[whatwg] Video

Silvia Pfeiffer silviapfeiffer1 at gmail.com
Mon Mar 31 22:00:04 PDT 2008

On Tue, Apr 1, 2008 at 2:58 PM, Robert J Crisler <rcrisler1 at unl.edu> wrote:
> The issue of a small licensing fee didn't stop MPEG 1 Part 3 from becoming
> the ubiquitous world standard for audio.

MP3 because an ISO/IEC standard in 1991, but patent enforcement did
not happen until 1998, until which time most people regarded MP3 as a
basically free codec. This and it's high compression quality were the
main reasons it became a de-facto standard. This uptake model cannot
be repeated in modern times.

> It isn't going to stop MPEG-4 AAC
> from supplanting it, and it hasn't stopped MPEG-2 and AVC from being the
> standard for HD codecs. Insisting on purity in these matters while the world
> moves on strikes me as just a bit quixotic.

The current standard for publishing media on the Web, in particular
consumer media, is Adobe Flash. This is the case not because of the
codecs inside Adobe Flash but because sites such as YouTube enable
consumers to publish media without having to worry about license fees
and patents, as well as technical issues. The enabler here is the
embed tag.

This situation is however unsatisfactory in multiple ways: it
restricts innovation around media and it restricts the common consumer
from working freely with their own media content in a Web environment.
Just imagine how restricted you would be if ascii attracted license
fees and you had to pay for any text you are trying to publish.

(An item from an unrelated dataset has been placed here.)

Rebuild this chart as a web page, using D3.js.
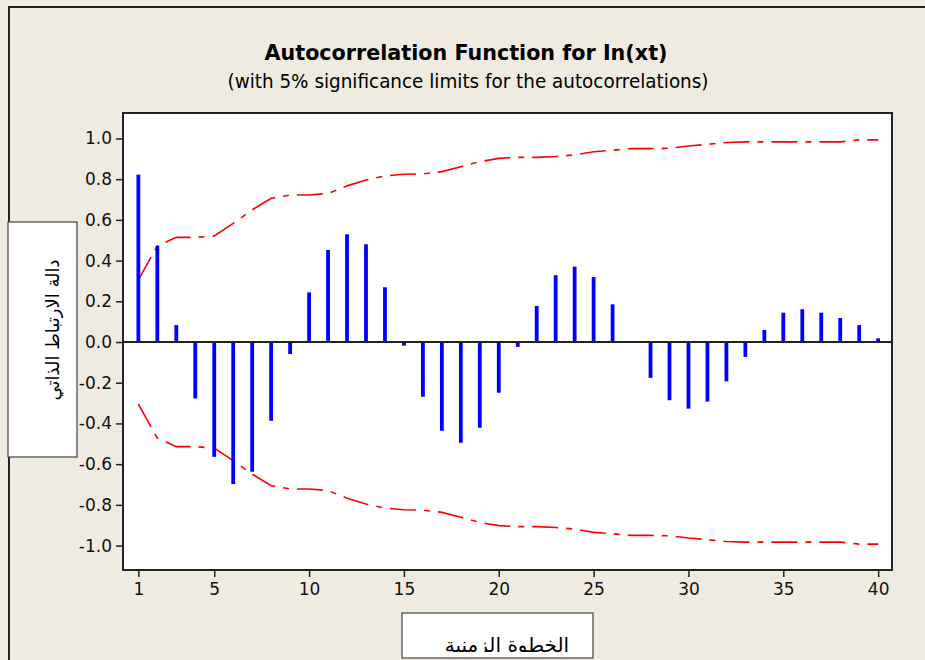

Also, your assumption that free codecs are now and always will be of
inferior quality to codecs which attract license fees is uninformed.
The codecs are not of inferior quality. The currently available
implementations may be. But even there I would argue that the recently
released dirac codec from the BBC is at the front of codec R&D and is
in many respects superior to the codecs you mention.

The issue with is simply that not enough research has been
undertaken to make an informed decision for a baseline codec for the
HTML5 video element. Let's not make any uninformed decisions at this
time, but rather give this issue the time it requires to be assessed
by the experts.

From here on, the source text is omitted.